**Supplied data:**
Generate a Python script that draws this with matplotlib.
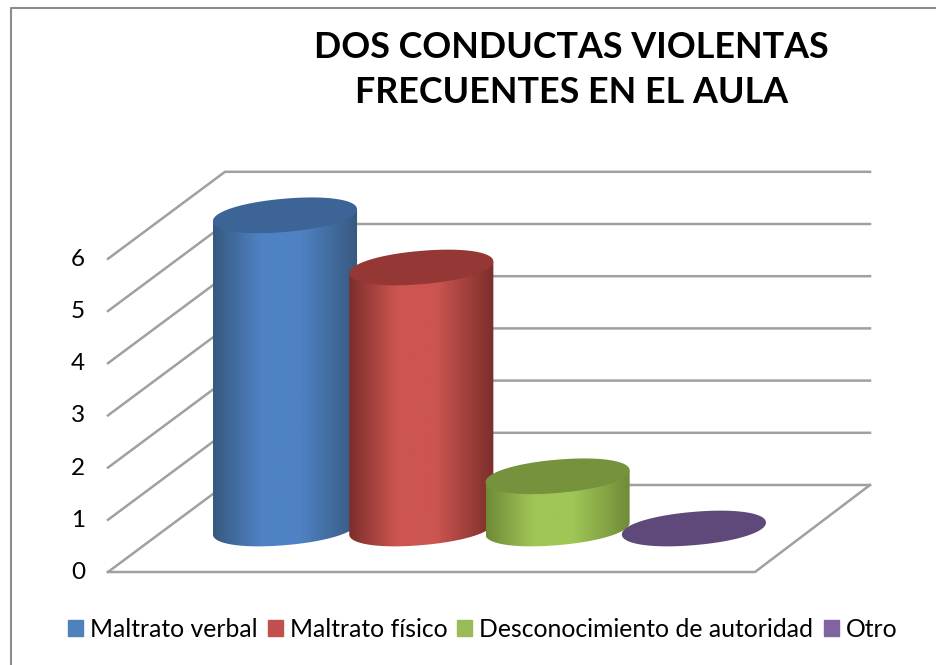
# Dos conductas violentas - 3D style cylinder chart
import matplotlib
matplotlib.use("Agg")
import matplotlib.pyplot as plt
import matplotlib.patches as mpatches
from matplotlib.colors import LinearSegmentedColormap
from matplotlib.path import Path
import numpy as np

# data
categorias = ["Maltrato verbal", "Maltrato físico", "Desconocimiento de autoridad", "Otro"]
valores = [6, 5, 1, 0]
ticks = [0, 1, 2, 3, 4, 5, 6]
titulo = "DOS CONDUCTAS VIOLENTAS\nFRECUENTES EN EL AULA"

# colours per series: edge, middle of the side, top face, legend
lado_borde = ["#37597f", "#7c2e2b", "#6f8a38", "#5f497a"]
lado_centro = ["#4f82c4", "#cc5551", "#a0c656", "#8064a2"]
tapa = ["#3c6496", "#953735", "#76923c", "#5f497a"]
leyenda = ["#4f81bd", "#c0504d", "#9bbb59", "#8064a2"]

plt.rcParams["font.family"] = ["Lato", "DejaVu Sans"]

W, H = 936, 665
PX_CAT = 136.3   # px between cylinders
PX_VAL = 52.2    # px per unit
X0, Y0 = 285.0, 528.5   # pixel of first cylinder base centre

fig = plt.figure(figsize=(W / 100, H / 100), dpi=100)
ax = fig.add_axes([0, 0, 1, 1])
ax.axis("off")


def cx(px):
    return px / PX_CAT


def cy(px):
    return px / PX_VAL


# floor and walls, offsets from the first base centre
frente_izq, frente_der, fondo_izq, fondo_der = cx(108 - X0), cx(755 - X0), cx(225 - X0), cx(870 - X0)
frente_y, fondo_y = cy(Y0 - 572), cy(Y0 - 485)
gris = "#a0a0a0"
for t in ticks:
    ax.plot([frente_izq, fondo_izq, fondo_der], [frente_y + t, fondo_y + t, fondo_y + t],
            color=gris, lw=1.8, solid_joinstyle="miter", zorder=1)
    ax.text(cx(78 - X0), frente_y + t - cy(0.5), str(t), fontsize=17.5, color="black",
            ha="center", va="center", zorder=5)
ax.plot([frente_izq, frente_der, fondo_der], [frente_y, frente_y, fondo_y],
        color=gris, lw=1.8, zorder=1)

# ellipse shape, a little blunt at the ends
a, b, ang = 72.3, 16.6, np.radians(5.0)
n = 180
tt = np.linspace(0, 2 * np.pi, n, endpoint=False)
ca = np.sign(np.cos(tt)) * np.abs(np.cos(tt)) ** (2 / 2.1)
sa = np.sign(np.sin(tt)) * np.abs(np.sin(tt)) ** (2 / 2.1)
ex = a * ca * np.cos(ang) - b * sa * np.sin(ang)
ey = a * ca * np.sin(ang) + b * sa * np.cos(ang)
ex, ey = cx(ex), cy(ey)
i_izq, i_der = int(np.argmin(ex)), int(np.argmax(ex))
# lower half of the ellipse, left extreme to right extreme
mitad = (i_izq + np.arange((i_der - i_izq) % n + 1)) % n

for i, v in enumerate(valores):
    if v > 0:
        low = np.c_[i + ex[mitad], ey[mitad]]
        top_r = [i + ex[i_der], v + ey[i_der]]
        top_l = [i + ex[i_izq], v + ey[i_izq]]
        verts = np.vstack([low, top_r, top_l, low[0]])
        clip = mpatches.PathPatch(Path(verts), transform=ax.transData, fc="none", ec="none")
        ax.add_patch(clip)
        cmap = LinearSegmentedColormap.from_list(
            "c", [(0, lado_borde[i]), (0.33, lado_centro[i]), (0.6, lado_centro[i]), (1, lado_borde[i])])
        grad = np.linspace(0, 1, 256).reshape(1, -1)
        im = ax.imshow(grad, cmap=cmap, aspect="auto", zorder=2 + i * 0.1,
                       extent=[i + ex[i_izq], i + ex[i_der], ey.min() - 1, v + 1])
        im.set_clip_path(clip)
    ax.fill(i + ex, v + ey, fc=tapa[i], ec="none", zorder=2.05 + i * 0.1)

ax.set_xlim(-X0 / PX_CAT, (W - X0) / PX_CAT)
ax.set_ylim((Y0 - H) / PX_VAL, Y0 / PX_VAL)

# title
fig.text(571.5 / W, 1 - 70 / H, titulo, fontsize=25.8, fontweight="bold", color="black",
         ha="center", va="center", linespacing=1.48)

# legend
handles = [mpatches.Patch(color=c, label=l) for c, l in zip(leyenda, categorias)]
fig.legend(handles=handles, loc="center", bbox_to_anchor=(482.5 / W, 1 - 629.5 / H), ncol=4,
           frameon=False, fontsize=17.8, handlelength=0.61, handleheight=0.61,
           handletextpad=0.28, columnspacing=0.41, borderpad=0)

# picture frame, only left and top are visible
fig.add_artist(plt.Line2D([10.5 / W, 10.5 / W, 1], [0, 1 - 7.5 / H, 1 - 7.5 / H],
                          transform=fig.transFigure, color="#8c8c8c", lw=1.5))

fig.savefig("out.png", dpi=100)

**What you are asked to do:**
Restate the listing above word for word, and skip the pictures.

**Result below:**
Generate a Python script that draws this with matplotlib.
# Dos conductas violentas - 3D style cylinder chart
import matplotlib
matplotlib.use("Agg")
import matplotlib.pyplot as plt
import matplotlib.patches as mpatches
from matplotlib.colors import LinearSegmentedColormap
from matplotlib.path import Path
import numpy as np

# data
categorias = ["Maltrato verbal", "Maltrato físico", "Desconocimiento de autoridad", "Otro"]
valores = [6, 5, 1, 0]
ticks = [0, 1, 2, 3, 4, 5, 6]
titulo = "DOS CONDUCTAS VIOLENTAS\nFRECUENTES EN EL AULA"

# colours per series: edge, middle of the side, top face, legend
lado_borde = ["#37597f", "#7c2e2b", "#6f8a38", "#5f497a"]
lado_centro = ["#4f82c4", "#cc5551", "#a0c656", "#8064a2"]
tapa = ["#3c6496", "#953735", "#76923c", "#5f497a"]
leyenda = ["#4f81bd", "#c0504d", "#9bbb59", "#8064a2"]

plt.rcParams["font.family"] = ["Lato", "DejaVu Sans"]

W, H = 936, 665
PX_CAT = 136.3   # px between cylinders
PX_VAL = 52.2    # px per unit
X0, Y0 = 285.0, 528.5   # pixel of first cylinder base centre

fig = plt.figure(figsize=(W / 100, H / 100), dpi=100)
ax = fig.add_axes([0, 0, 1, 1])
ax.axis("off")


def cx(px):
    return px / PX_CAT


def cy(px):
    return px / PX_VAL


# floor and walls, offsets from the first base centre
frente_izq, frente_der, fondo_izq, fondo_der = cx(108 - X0), cx(755 - X0), cx(225 - X0), cx(870 - X0)
frente_y, fondo_y = cy(Y0 - 572), cy(Y0 - 485)
gris = "#a0a0a0"
for t in ticks:
    ax.plot([frente_izq, fondo_izq, fondo_der], [frente_y + t, fondo_y + t, fondo_y + t],
            color=gris, lw=1.8, solid_joinstyle="miter", zorder=1)
    ax.text(cx(78 - X0), frente_y + t - cy(0.5), str(t), fontsize=17.5, color="black",
            ha="center", va="center", zorder=5)
ax.plot([frente_izq, frente_der, fondo_der], [frente_y, frente_y, fondo_y],
        color=gris, lw=1.8, zorder=1)

# ellipse shape, a little blunt at the ends
a, b, ang = 72.3, 16.6, np.radians(5.0)
n = 180
tt = np.linspace(0, 2 * np.pi, n, endpoint=False)
ca = np.sign(np.cos(tt)) * np.abs(np.cos(tt)) ** (2 / 2.1)
sa = np.sign(np.sin(tt)) * np.abs(np.sin(tt)) ** (2 / 2.1)
ex = a * ca * np.cos(ang) - b * sa * np.sin(ang)
ey = a * ca * np.sin(ang) + b * sa * np.cos(ang)
ex, ey = cx(ex), cy(ey)
i_izq, i_der = int(np.argmin(ex)), int(np.argmax(ex))
# lower half of the ellipse, left extreme to right extreme
mitad = (i_izq + np.arange((i_der - i_izq) % n + 1)) % n

for i, v in enumerate(valores):
    if v > 0:
        low = np.c_[i + ex[mitad], ey[mitad]]
        top_r = [i + ex[i_der], v + ey[i_der]]
        top_l = [i + ex[i_izq], v + ey[i_izq]]
        verts = np.vstack([low, top_r, top_l, low[0]])
        clip = mpatches.PathPatch(Path(verts), transform=ax.transData, fc="none", ec="none")
        ax.add_patch(clip)
        cmap = LinearSegmentedColormap.from_list(
            "c", [(0, lado_borde[i]), (0.33, lado_centro[i]), (0.6, lado_centro[i]), (1, lado_borde[i])])
        grad = np.linspace(0, 1, 256).reshape(1, -1)
        im = ax.imshow(grad, cmap=cmap, aspect="auto", zorder=2 + i * 0.1,
                       extent=[i + ex[i_izq], i + ex[i_der], ey.min() - 1, v + 1])
        im.set_clip_path(clip)
    ax.fill(i + ex, v + ey, fc=tapa[i], ec="none", zorder=2.05 + i * 0.1)

ax.set_xlim(-X0 / PX_CAT, (W - X0) / PX_CAT)
ax.set_ylim((Y0 - H) / PX_VAL, Y0 / PX_VAL)

# title
fig.text(571.5 / W, 1 - 70 / H, titulo, fontsize=25.8, fontweight="bold", color="black",
         ha="center", va="center", linespacing=1.48)

# legend
handles = [mpatches.Patch(color=c, label=l) for c, l in zip(leyenda, categorias)]
fig.legend(handles=handles, loc="center", bbox_to_anchor=(482.5 / W, 1 - 629.5 / H), ncol=4,
           frameon=False, fontsize=17.8, handlelength=0.61, handleheight=0.61,
           handletextpad=0.28, columnspacing=0.41, borderpad=0)

# picture frame, only left and top are visible
fig.add_artist(plt.Line2D([10.5 / W, 10.5 / W, 1], [0, 1 - 7.5 / H, 1 - 7.5 / H],
                          transform=fig.transFigure, color="#8c8c8c", lw=1.5))

fig.savefig("out.png", dpi=100)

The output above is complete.